▼

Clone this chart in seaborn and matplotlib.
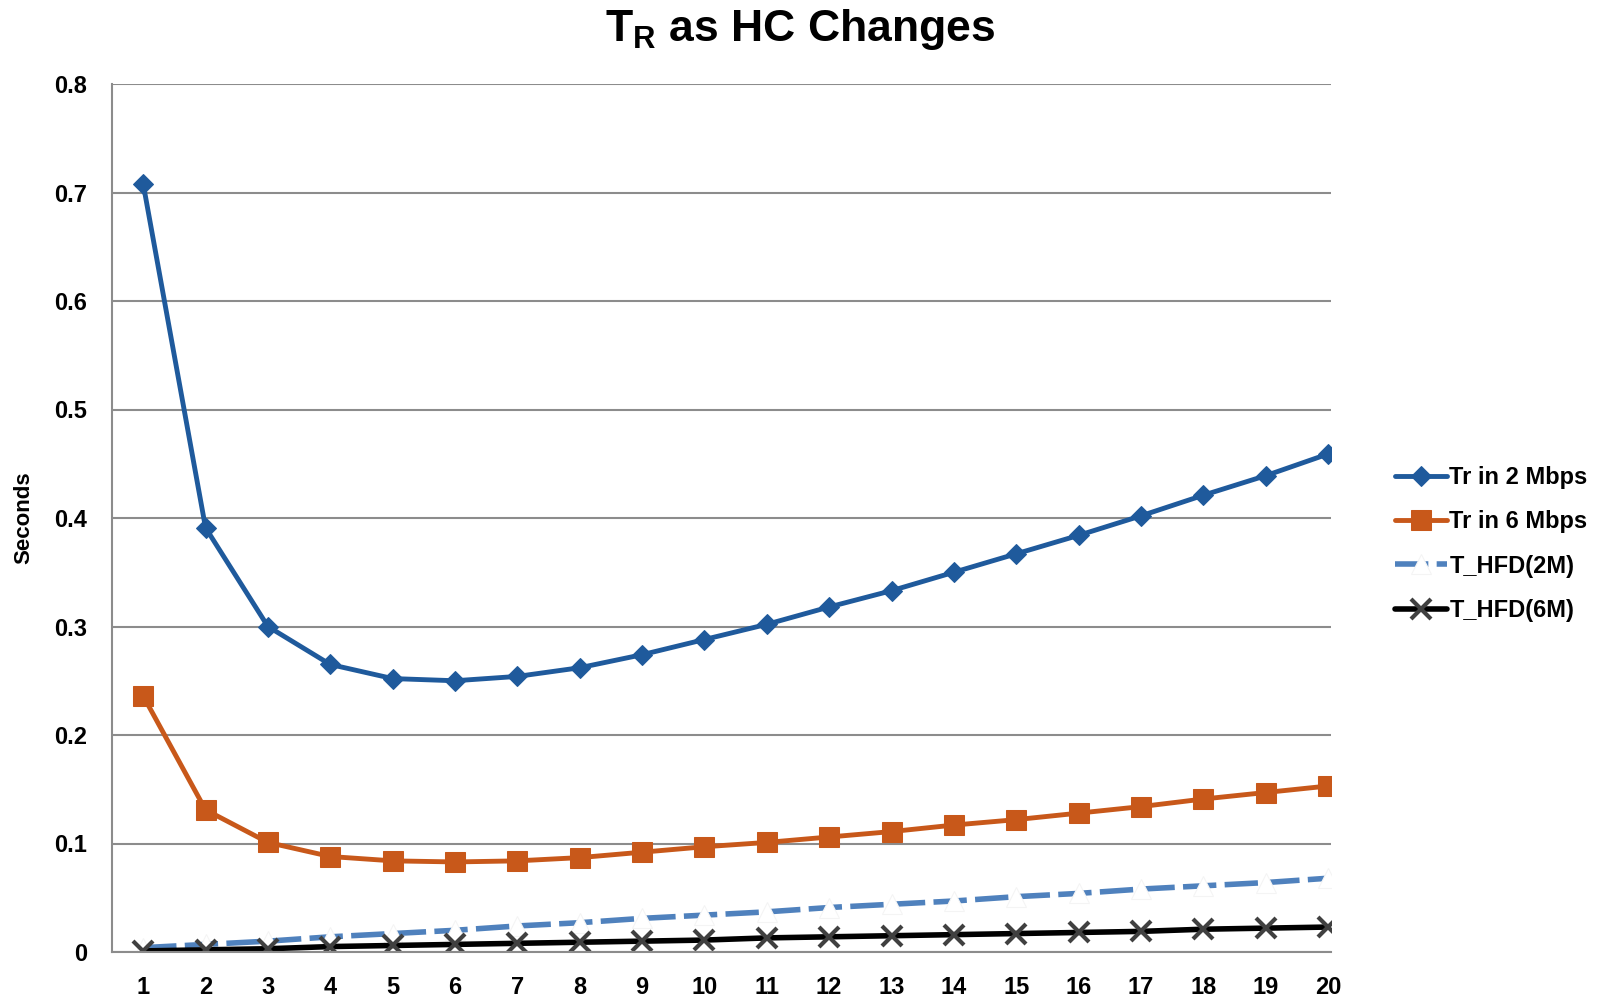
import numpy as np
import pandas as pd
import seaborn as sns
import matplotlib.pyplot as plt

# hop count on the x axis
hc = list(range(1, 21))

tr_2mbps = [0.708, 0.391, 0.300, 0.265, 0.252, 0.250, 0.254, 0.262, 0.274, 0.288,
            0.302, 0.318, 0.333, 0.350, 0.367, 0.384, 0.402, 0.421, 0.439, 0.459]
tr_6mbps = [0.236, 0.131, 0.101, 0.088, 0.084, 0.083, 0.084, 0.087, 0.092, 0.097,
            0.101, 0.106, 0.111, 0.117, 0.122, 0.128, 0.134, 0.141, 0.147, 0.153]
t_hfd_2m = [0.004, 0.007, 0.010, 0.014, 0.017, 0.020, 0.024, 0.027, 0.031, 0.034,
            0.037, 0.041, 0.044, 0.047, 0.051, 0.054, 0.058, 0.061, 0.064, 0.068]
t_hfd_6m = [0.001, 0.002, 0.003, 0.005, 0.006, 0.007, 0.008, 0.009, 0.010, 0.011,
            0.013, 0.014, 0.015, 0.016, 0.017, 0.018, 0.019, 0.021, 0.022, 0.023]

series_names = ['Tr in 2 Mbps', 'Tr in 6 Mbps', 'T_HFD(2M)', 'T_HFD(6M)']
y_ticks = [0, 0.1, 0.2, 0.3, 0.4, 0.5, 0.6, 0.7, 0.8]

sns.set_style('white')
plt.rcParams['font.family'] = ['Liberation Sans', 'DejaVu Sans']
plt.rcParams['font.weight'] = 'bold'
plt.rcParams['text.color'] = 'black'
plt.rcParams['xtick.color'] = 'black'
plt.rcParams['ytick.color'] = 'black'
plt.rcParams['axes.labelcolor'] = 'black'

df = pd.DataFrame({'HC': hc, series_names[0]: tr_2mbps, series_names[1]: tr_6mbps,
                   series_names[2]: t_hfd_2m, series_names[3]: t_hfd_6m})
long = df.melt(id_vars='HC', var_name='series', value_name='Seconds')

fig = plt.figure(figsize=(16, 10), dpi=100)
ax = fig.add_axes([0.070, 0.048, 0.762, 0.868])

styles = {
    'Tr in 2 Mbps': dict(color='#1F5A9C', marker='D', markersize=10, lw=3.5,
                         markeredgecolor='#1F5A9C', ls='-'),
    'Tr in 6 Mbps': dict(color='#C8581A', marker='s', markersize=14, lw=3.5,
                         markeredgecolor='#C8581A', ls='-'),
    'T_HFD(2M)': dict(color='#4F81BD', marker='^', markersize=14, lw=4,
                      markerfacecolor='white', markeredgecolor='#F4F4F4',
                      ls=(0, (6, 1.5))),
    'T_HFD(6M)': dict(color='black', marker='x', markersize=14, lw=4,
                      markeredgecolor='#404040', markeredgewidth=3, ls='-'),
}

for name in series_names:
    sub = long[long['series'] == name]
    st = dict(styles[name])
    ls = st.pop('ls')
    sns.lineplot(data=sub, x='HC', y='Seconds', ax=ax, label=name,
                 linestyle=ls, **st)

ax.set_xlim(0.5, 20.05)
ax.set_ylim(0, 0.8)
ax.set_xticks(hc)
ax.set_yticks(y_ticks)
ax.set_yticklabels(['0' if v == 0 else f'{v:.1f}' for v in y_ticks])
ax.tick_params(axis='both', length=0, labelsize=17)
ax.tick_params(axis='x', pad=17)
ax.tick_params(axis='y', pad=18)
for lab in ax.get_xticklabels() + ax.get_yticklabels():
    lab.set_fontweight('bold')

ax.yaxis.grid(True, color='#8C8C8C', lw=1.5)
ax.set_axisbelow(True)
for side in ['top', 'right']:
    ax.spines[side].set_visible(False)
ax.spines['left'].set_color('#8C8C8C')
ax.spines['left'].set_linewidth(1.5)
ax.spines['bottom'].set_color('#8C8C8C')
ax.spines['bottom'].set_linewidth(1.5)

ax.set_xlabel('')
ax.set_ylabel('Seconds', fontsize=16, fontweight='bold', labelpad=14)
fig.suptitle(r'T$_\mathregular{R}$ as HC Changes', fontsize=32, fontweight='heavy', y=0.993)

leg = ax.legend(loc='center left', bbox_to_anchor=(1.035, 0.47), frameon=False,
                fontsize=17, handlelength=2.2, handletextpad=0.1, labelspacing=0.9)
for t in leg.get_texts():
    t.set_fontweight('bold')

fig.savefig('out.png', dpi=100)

▲

Goal. Copy out the lines that hold "matplotlib".

Written reply.
Clone this chart in seaborn and matplotlib.
import matplotlib.pyplot as plt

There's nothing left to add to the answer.